The Bank of Japan (BOJ) confirmed today that they will not raise interest rates amid turbulent financial and capital markets. Deputy Governor of BOJ, Shinichi Uchida stated the need of maintaining monetary easing with the current policy interest rate in a meeting in Japan. 

The Japanese yen continued its losses against the US dollar; this downfall could be the major concern behind Uchida’s confirmation. Thus, unlike the U.S. and Europe, the BOJ didn’t mention about the future plans of implementing rate cuts.
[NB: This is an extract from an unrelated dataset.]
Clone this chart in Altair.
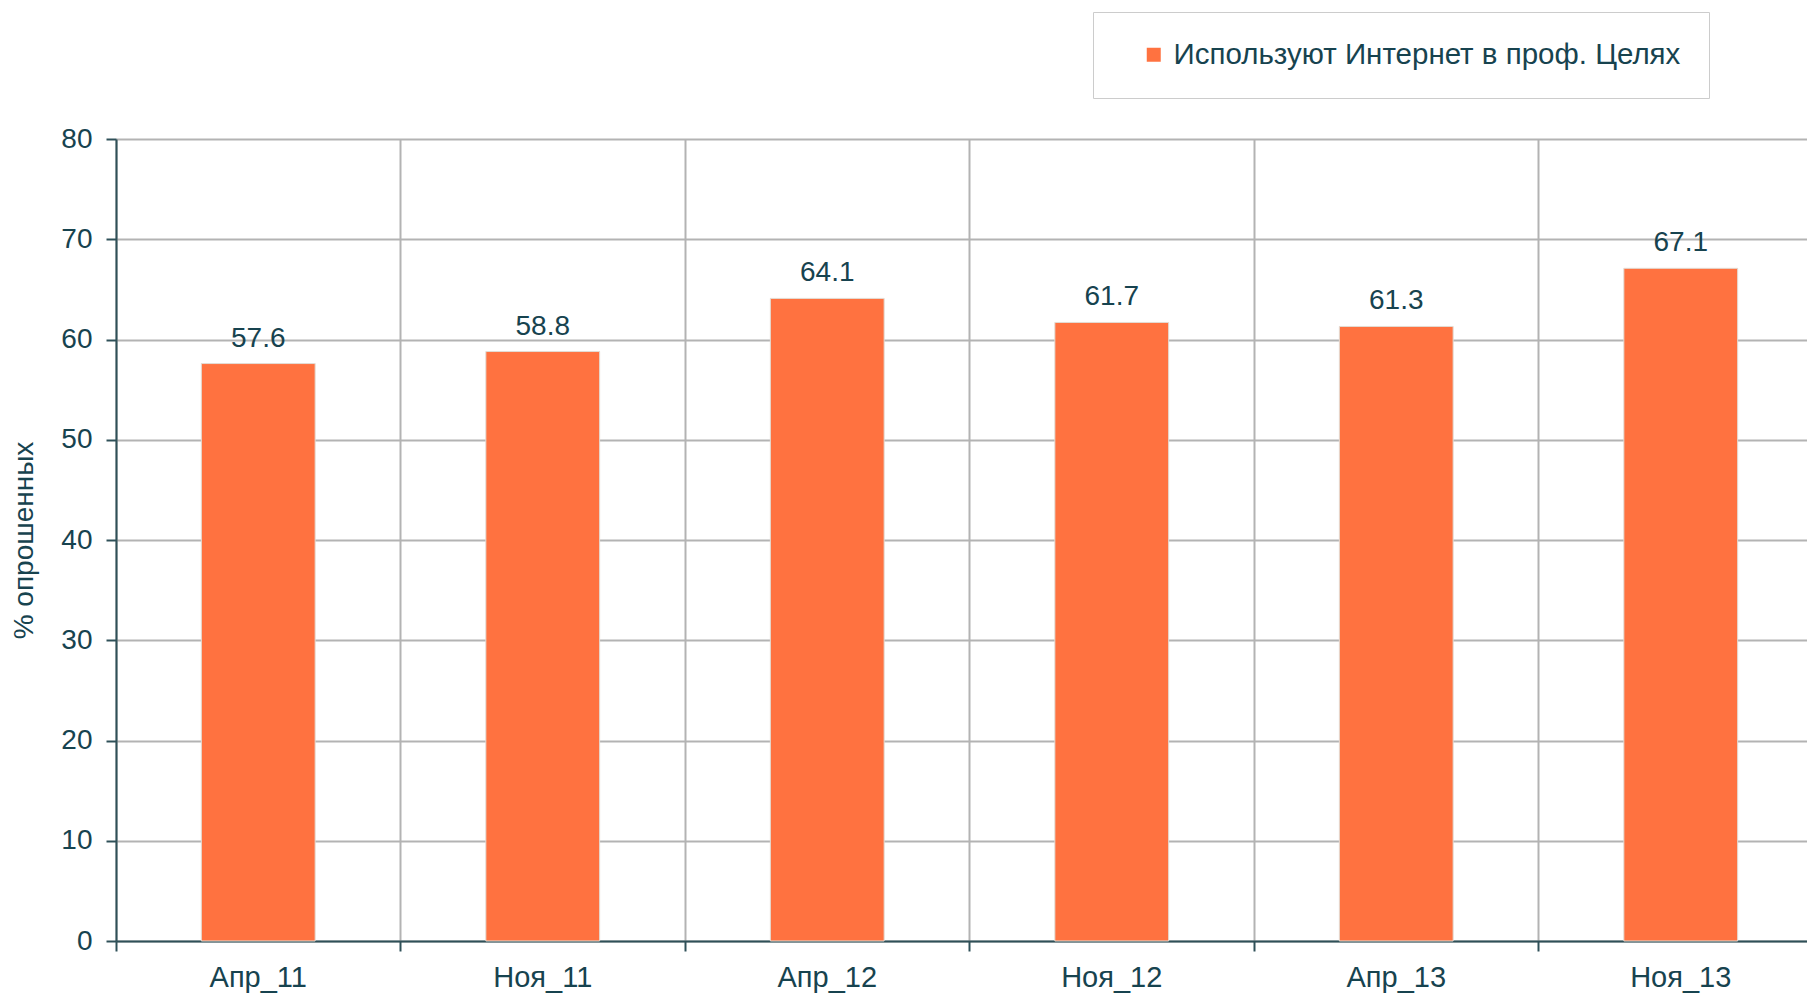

Significantly, the Deputy Governor emphasized the influence of stock market’s volatility on  corporate activities and consumption and subsequently on the central bank’s decision-making process. Due to observing high volatility in domestic and overseas financial markets, he also affirms the need to maintain the current levels of monetary easing.

The BOJ’s interest rate would change if market volatility affected its price, the economy, and the achievement of the 2% inflation target. Moreover, Japan’s benchmark Nikkei 225 stock index jumped by 10.2%, or 3,217 points, in its biggest one-day point gain after yesterday’s drop. Similarly, stock markets in Taiwan and South Korea rebounded, rising around 3.5% after record falls.

BOJ’s Plans to Raise Interest Rate

At the end of July, the Bank of Japan decided to raise the overnight call rate target and Japan’s benchmark short-term lending rate around 0.25 pct from a range of zero to 0.1 pct. The short-term policy rate is now the highest since 2008. 

Whereas, only 26% of market players expected a rate rise, as per a survey of 181 bond investors conducted by Nikkei affiliate QUICK on July 23–25. However, investors are expecting a rate hike either in September or October.

The Bank of Japan Policy Board uniformly decided to shorten the monthly pace of its Japanese government bond purchases, which will be about 3 trillion yen in January–March 2026, down from 6 trillion yen. Furthermore, the BOJ will conduct an interim assessment of the plan at its monetary policy meeting in June 2025.